Un dimanche à la campagne (1984) est un film où le climat psychologique et la force des regards jouent le rôle essentiel. S'inspirant des vies de Bud Powell et de Lester Young, il réalise en 1986 Autour de minuit, film crépusculaire sur l'amitié d'un vieux jazzman fatigué et d'un jeune Français, hommage au jazz et aux jazzmen. La Passion Béatrice (1987), à travers les réactions violentes d'une famille déchirée par les drames intimes, les trahisons, la perte du sens de l'honneur, décrit les décadences d'une époque, celle d'un Moyen Âge de moins en moins chevaleresque. Mais le film est incompris et s'avère un échec.
Tavernier retrouve son inspiration – et son public – en signant la Vie et rien d'autre (1989), brûlot contre l'absurdité de la guerre. L'auteur, qui situe son action en 1920, brosse le portrait de trois destins qui se croisent : un commandant méticuleux (Philippe Noiret) chargé de recenser les tués et les disparus de la guerre de 14-18 et deux femmes à la recherche l'une de son fiancé, l'autre de son mari, l'un et l'autre emportés par la tourmente. Après un documentaire sur sa ville natale (Lyon, le regard intérieur, TV, 1990), il réunit Dick Bogarde et Jane Birkin dans un film tendre (Daddy nostalgie, id.), évoquant les relations intimes d'une famille qui tente d'exorciser le fantôme de la mort prochaine du père en donnant un sens et une valeur à la précarité quotidienne des gestes et des choses.

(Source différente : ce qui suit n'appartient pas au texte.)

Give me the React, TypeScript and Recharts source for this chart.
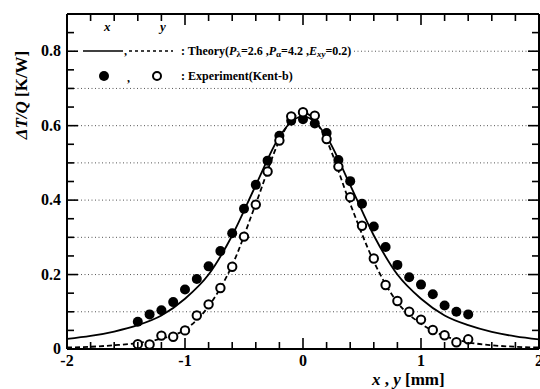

Éclectique mais toujours lucide et passionné, Tavernier revient au documentaire en 1992 avec la Guerre sans nom (sur la guerre d'Algérie), puis analyse sans concession la vie quotidienne d'un inspecteur de police confronté aux problèmes de la délinquance et de la toxicomanie dans L 627, avant de rejoindre la fresque romanesque (la Fille de d'Artagnan, 1994). Dans l'Appât (1995), qui remporte l'Ours d'or au festival de Berlin, Tavernier revient au sujet de société à travers une intrigue criminelle empruntée à un authentique fait divers (une fille et deux garçons, mus par la seule passion de l'argent et privés de tout sens moral, se transforment en meurtriers quasi inconscients des conséquences de leurs gestes. Il réalise ensuite Capitaine Conan (1996), d'après le roman de Roger Vercel, puis De l'autre côté du périphérique (en collaboration avec son fils Nils Tavernier, 1997), documentaire sur la vie d'un grand ensemble de banlieue. Toujours soucieux de témoignage engagé dans le social, il signe encore notamment Ça commence aujourd'hui (1999), sur la question du chômage et la détresse sociale, Laissez-Passer (2002), sur l’industrie cinématographique française durant l’Occupation, Holy Lola (2004), sur les difficultés de l’adoption.